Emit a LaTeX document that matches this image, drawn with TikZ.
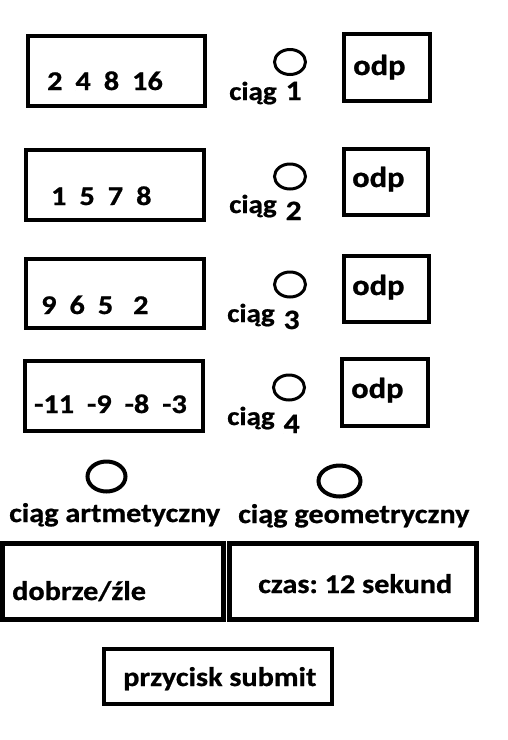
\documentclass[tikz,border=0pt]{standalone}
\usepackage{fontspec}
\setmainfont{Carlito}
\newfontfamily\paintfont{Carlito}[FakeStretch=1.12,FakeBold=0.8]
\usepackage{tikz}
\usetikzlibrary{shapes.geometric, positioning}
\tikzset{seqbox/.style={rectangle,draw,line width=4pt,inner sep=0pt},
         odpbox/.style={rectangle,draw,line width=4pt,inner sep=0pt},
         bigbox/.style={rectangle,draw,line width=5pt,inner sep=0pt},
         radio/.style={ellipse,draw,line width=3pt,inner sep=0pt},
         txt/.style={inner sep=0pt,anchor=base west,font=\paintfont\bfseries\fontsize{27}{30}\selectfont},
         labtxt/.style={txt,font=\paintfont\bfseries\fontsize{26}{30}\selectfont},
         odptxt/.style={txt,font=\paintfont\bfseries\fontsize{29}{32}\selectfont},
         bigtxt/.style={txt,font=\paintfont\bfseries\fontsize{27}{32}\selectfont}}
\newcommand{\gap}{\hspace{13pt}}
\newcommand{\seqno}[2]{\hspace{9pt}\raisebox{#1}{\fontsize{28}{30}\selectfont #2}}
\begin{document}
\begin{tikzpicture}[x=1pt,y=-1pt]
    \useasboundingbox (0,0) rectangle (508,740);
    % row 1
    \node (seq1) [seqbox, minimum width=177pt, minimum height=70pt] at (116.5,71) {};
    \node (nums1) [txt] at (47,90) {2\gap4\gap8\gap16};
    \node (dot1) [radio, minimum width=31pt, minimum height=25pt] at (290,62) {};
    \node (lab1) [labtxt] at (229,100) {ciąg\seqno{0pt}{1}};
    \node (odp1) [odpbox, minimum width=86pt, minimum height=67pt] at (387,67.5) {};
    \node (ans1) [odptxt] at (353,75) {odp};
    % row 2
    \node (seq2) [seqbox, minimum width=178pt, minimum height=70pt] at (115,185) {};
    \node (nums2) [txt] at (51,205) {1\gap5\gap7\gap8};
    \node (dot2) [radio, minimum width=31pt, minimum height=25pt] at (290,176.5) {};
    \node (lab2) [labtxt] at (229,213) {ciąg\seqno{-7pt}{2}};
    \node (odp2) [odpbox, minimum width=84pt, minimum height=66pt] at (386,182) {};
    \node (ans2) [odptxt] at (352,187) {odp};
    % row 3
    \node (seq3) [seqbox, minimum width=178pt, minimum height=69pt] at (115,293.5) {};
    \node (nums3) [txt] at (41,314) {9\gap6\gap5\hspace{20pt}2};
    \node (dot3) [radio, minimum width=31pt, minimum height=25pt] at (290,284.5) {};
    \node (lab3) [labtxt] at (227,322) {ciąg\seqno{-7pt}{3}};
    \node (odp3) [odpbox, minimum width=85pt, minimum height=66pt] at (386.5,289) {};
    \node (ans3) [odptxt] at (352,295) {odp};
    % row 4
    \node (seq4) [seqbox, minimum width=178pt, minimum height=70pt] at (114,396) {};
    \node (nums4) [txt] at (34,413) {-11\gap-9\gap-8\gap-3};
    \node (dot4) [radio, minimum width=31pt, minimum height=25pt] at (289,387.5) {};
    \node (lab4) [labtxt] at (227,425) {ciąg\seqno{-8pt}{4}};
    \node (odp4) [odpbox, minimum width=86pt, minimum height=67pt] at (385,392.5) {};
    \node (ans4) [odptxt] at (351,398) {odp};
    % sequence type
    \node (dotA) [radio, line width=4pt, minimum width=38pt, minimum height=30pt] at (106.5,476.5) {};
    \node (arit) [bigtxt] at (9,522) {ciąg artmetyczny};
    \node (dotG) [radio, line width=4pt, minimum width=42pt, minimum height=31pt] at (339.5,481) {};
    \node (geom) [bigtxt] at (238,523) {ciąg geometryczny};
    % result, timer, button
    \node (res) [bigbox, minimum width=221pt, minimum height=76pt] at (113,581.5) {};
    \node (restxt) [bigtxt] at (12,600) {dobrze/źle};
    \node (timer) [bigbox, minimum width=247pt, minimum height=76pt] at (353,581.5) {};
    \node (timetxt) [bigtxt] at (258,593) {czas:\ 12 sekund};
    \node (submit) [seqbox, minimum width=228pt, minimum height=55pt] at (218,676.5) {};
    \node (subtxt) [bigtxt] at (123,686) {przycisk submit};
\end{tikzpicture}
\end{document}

══════════════════════════════

Goal of the exercise:
Extract the full listing above verbatim; pictures are to be left out of the copy.

Result of this exercise:
Emit a LaTeX document that matches this image, drawn with TikZ.
\documentclass[tikz,border=0pt]{standalone}
\usepackage{fontspec}
\setmainfont{Carlito}
\newfontfamily\paintfont{Carlito}[FakeStretch=1.12,FakeBold=0.8]
\usepackage{tikz}
\usetikzlibrary{shapes.geometric, positioning}
\tikzset{seqbox/.style={rectangle,draw,line width=4pt,inner sep=0pt},
         odpbox/.style={rectangle,draw,line width=4pt,inner sep=0pt},
         bigbox/.style={rectangle,draw,line width=5pt,inner sep=0pt},
         radio/.style={ellipse,draw,line width=3pt,inner sep=0pt},
         txt/.style={inner sep=0pt,anchor=base west,font=\paintfont\bfseries\fontsize{27}{30}\selectfont},
         labtxt/.style={txt,font=\paintfont\bfseries\fontsize{26}{30}\selectfont},
         odptxt/.style={txt,font=\paintfont\bfseries\fontsize{29}{32}\selectfont},
         bigtxt/.style={txt,font=\paintfont\bfseries\fontsize{27}{32}\selectfont}}
\newcommand{\gap}{\hspace{13pt}}
\newcommand{\seqno}[2]{\hspace{9pt}\raisebox{#1}{\fontsize{28}{30}\selectfont #2}}
\begin{document}
\begin{tikzpicture}[x=1pt,y=-1pt]
    \useasboundingbox (0,0) rectangle (508,740);
    % row 1
    \node (seq1) [seqbox, minimum width=177pt, minimum height=70pt] at (116.5,71) {};
    \node (nums1) [txt] at (47,90) {2\gap4\gap8\gap16};
    \node (dot1) [radio, minimum width=31pt, minimum height=25pt] at (290,62) {};
    \node (lab1) [labtxt] at (229,100) {ciąg\seqno{0pt}{1}};
    \node (odp1) [odpbox, minimum width=86pt, minimum height=67pt] at (387,67.5) {};
    \node (ans1) [odptxt] at (353,75) {odp};
    % row 2
    \node (seq2) [seqbox, minimum width=178pt, minimum height=70pt] at (115,185) {};
    \node (nums2) [txt] at (51,205) {1\gap5\gap7\gap8};
    \node (dot2) [radio, minimum width=31pt, minimum height=25pt] at (290,176.5) {};
    \node (lab2) [labtxt] at (229,213) {ciąg\seqno{-7pt}{2}};
    \node (odp2) [odpbox, minimum width=84pt, minimum height=66pt] at (386,182) {};
    \node (ans2) [odptxt] at (352,187) {odp};
    % row 3
    \node (seq3) [seqbox, minimum width=178pt, minimum height=69pt] at (115,293.5) {};
    \node (nums3) [txt] at (41,314) {9\gap6\gap5\hspace{20pt}2};
    \node (dot3) [radio, minimum width=31pt, minimum height=25pt] at (290,284.5) {};
    \node (lab3) [labtxt] at (227,322) {ciąg\seqno{-7pt}{3}};
    \node (odp3) [odpbox, minimum width=85pt, minimum height=66pt] at (386.5,289) {};
    \node (ans3) [odptxt] at (352,295) {odp};
    % row 4
    \node (seq4) [seqbox, minimum width=178pt, minimum height=70pt] at (114,396) {};
    \node (nums4) [txt] at (34,413) {-11\gap-9\gap-8\gap-3};
    \node (dot4) [radio, minimum width=31pt, minimum height=25pt] at (289,387.5) {};
    \node (lab4) [labtxt] at (227,425) {ciąg\seqno{-8pt}{4}};
    \node (odp4) [odpbox, minimum width=86pt, minimum height=67pt] at (385,392.5) {};
    \node (ans4) [odptxt] at (351,398) {odp};
    % sequence type
    \node (dotA) [radio, line width=4pt, minimum width=38pt, minimum height=30pt] at (106.5,476.5) {};
    \node (arit) [bigtxt] at (9,522) {ciąg artmetyczny};
    \node (dotG) [radio, line width=4pt, minimum width=42pt, minimum height=31pt] at (339.5,481) {};
    \node (geom) [bigtxt] at (238,523) {ciąg geometryczny};
    % result, timer, button
    \node (res) [bigbox, minimum width=221pt, minimum height=76pt] at (113,581.5) {};
    \node (restxt) [bigtxt] at (12,600) {dobrze/źle};
    \node (timer) [bigbox, minimum width=247pt, minimum height=76pt] at (353,581.5) {};
    \node (timetxt) [bigtxt] at (258,593) {czas:\ 12 sekund};
    \node (submit) [seqbox, minimum width=228pt, minimum height=55pt] at (218,676.5) {};
    \node (subtxt) [bigtxt] at (123,686) {przycisk submit};
\end{tikzpicture}
\end{document}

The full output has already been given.